TASK BRIEF
Copy out all lines with the word "script" in them.

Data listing

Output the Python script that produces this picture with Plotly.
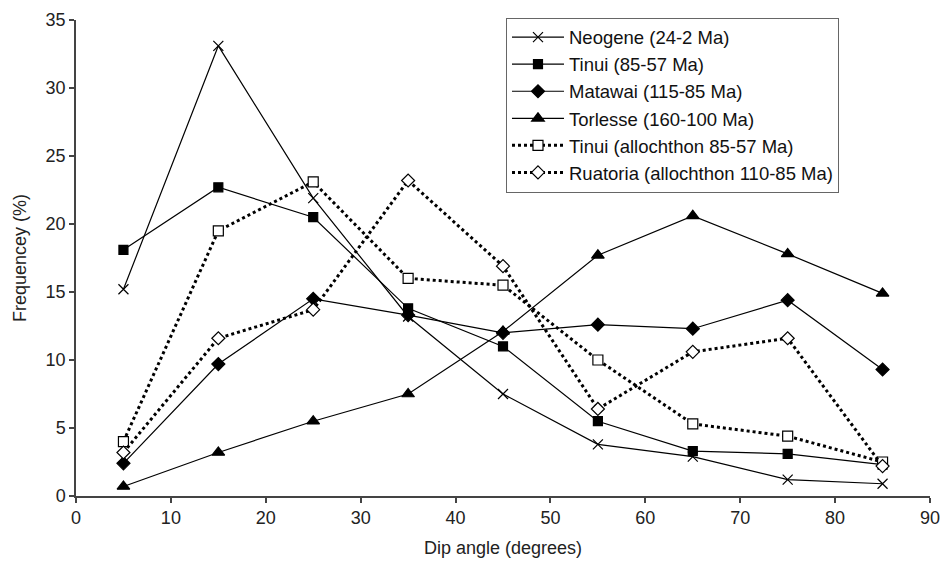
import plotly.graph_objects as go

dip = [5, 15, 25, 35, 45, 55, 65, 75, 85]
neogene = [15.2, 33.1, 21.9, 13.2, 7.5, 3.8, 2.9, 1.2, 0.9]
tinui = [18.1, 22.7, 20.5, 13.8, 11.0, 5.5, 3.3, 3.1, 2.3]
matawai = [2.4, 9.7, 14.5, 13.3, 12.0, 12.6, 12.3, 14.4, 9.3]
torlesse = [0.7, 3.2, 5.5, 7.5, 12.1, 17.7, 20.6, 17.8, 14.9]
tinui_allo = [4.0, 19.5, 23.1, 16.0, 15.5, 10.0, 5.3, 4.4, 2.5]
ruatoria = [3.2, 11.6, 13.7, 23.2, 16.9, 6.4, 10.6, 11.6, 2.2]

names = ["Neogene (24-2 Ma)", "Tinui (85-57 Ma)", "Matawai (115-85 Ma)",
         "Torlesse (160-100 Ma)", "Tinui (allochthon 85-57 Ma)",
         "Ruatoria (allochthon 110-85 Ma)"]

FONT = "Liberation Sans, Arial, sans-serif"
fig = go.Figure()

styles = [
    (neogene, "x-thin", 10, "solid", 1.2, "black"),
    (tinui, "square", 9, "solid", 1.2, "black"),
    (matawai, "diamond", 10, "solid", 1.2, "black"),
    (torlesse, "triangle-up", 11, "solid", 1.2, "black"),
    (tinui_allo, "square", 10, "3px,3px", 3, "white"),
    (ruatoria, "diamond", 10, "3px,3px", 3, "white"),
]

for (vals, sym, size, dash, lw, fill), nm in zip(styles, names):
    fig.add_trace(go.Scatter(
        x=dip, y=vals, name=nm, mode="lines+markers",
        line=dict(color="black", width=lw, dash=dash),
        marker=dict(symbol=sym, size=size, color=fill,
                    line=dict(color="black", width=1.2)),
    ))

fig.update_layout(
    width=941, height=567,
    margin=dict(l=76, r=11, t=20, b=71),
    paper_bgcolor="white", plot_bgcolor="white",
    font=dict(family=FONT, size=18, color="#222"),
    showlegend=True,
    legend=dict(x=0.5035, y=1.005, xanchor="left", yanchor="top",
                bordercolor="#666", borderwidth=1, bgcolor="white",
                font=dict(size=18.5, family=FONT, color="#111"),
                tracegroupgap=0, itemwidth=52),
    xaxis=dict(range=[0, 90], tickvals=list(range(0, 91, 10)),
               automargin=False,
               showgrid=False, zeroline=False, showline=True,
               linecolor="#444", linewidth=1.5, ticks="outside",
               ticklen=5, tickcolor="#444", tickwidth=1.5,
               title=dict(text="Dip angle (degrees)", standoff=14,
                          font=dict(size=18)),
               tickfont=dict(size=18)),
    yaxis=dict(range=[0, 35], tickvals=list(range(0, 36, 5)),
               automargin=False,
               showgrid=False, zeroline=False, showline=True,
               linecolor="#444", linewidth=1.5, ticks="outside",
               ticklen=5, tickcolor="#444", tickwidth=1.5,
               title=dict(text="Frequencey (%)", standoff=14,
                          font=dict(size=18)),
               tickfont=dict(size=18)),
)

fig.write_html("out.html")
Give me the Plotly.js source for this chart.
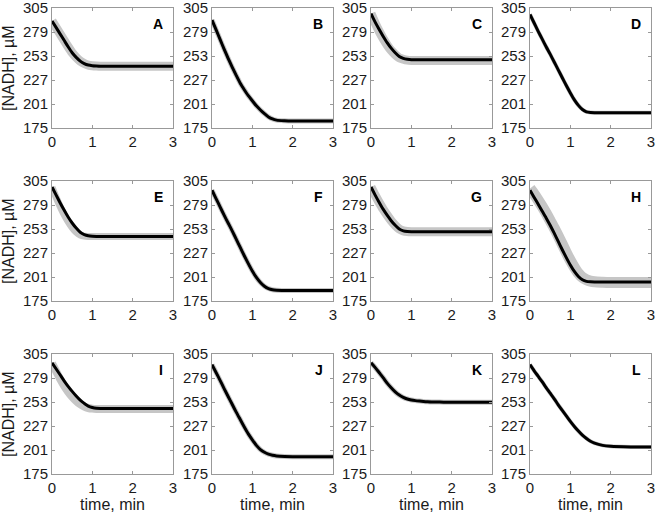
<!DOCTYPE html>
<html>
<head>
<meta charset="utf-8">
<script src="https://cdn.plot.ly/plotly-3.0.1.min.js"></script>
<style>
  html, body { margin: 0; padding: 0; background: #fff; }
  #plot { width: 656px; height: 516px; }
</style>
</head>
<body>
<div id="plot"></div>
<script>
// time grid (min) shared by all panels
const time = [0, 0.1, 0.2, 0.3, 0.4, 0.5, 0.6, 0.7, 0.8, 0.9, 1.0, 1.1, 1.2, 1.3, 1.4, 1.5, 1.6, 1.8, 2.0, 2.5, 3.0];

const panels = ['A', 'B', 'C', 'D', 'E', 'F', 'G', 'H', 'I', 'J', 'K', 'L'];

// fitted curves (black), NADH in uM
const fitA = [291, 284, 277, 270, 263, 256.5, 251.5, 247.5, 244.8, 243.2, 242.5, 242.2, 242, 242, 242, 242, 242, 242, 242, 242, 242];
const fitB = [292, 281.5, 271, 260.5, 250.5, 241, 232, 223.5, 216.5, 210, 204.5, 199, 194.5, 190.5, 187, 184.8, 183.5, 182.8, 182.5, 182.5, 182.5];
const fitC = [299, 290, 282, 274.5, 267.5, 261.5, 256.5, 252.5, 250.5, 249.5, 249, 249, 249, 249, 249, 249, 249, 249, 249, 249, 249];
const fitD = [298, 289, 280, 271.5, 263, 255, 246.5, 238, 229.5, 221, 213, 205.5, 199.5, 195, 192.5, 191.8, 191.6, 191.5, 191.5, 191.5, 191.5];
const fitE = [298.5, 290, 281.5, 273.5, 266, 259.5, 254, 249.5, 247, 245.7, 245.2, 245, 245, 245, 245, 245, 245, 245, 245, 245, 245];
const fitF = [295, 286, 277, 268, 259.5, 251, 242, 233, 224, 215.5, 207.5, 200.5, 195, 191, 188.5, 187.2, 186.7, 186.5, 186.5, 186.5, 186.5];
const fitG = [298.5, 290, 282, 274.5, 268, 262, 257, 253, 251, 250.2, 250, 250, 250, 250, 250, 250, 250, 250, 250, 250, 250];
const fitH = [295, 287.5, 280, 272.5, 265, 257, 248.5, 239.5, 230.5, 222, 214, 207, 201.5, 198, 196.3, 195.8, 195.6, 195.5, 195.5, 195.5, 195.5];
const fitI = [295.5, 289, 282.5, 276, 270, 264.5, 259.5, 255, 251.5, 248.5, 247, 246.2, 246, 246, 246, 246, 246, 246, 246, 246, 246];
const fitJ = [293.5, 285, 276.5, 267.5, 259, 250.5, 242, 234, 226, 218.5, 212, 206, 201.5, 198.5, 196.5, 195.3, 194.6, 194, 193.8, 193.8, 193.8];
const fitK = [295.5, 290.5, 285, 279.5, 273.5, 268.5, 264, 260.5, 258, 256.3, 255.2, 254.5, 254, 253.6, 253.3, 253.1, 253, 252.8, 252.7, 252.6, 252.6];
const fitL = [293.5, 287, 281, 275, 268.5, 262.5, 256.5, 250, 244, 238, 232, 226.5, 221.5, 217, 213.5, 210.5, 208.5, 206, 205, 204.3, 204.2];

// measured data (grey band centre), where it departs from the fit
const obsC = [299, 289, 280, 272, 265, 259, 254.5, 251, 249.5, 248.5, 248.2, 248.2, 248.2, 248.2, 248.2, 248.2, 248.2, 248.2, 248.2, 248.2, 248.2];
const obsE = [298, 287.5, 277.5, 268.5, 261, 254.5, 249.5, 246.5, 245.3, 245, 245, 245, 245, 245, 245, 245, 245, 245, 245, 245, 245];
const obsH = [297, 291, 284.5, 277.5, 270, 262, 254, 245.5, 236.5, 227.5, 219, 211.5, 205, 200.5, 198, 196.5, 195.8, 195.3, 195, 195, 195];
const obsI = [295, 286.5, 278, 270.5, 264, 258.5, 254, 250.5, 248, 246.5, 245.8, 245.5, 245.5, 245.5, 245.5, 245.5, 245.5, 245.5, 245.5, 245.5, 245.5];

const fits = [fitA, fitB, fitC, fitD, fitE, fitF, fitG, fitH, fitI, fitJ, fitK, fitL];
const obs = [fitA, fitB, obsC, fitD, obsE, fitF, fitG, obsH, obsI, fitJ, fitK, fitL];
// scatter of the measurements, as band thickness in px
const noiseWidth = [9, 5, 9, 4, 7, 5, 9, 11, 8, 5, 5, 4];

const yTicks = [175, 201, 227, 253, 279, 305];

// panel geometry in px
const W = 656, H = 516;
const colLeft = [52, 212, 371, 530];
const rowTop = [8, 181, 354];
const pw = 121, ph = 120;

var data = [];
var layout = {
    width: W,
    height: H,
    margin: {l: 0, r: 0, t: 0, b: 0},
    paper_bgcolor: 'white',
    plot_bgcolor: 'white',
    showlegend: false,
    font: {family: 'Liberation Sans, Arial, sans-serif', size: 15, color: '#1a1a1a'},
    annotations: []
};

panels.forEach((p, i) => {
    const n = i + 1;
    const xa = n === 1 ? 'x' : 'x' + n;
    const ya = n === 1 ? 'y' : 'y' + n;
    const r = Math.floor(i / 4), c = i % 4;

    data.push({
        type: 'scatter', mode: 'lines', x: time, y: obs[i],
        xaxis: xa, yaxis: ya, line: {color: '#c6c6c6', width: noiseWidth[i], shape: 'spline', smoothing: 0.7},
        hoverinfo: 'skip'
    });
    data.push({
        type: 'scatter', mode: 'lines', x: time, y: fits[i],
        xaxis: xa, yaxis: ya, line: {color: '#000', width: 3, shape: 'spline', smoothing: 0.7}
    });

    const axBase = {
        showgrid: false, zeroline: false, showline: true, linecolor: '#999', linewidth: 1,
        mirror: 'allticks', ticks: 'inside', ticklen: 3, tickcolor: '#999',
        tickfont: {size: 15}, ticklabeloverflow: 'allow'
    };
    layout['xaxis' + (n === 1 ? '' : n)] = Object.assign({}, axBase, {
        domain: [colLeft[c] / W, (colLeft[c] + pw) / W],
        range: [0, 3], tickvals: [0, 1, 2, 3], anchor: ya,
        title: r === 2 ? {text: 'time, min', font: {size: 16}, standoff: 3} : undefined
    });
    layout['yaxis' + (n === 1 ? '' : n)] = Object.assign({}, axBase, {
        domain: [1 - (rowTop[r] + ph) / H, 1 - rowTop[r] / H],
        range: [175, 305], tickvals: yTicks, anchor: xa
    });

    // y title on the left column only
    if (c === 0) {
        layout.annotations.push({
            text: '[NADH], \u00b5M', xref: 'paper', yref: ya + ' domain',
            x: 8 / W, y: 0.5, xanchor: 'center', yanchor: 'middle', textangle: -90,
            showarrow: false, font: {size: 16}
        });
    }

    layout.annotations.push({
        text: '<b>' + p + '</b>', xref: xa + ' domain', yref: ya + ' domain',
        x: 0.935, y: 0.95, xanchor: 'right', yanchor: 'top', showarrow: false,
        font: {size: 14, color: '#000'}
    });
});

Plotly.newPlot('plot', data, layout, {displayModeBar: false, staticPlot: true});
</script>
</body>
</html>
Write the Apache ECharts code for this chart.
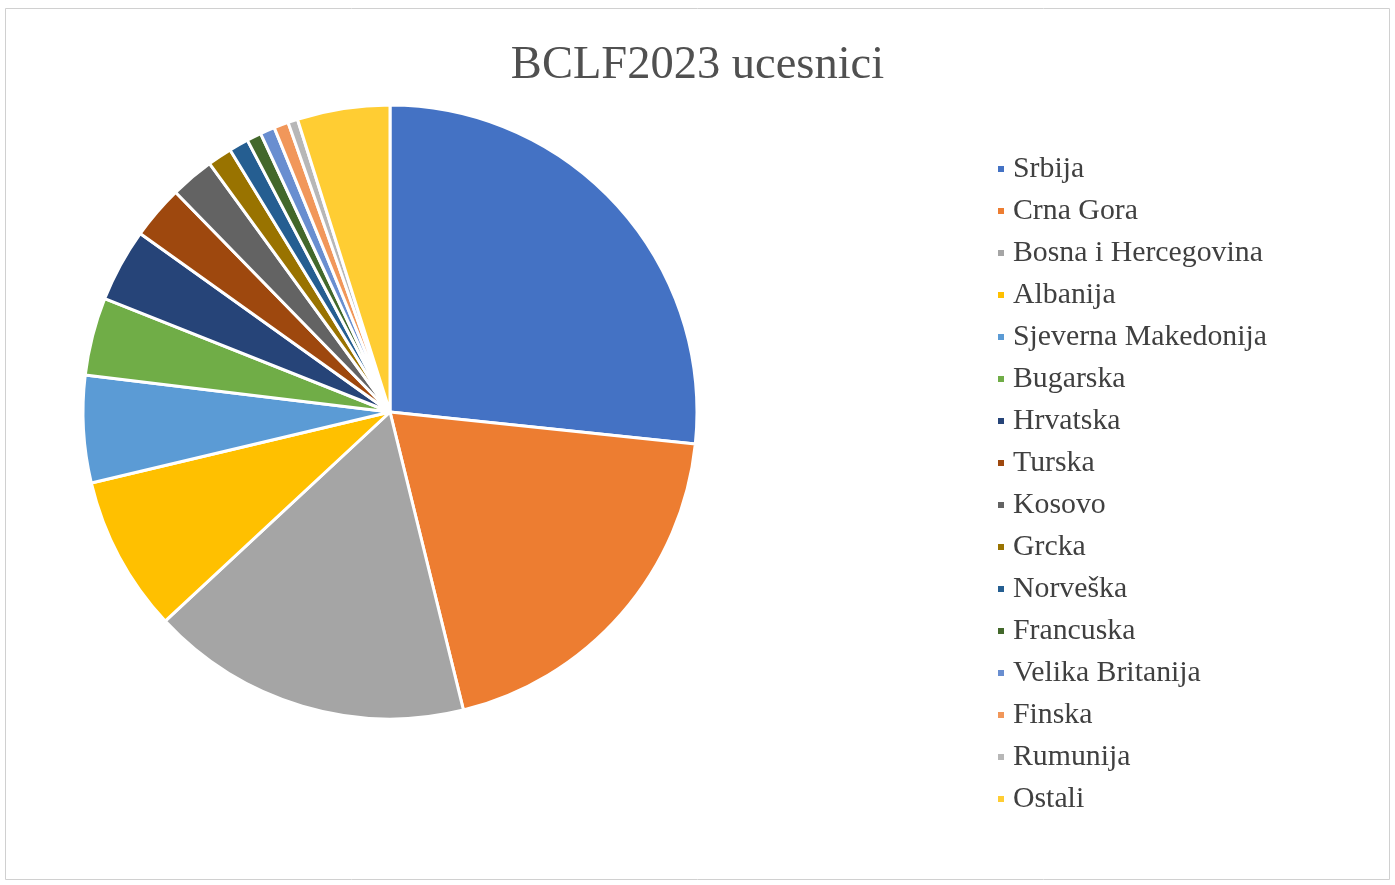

WRITTEN ANSWER
Output the Python script that produces this picture with Plotly.
<script src="https://cdn.plot.ly/plotly-3.0.1.min.js"></script>
<script>
</script>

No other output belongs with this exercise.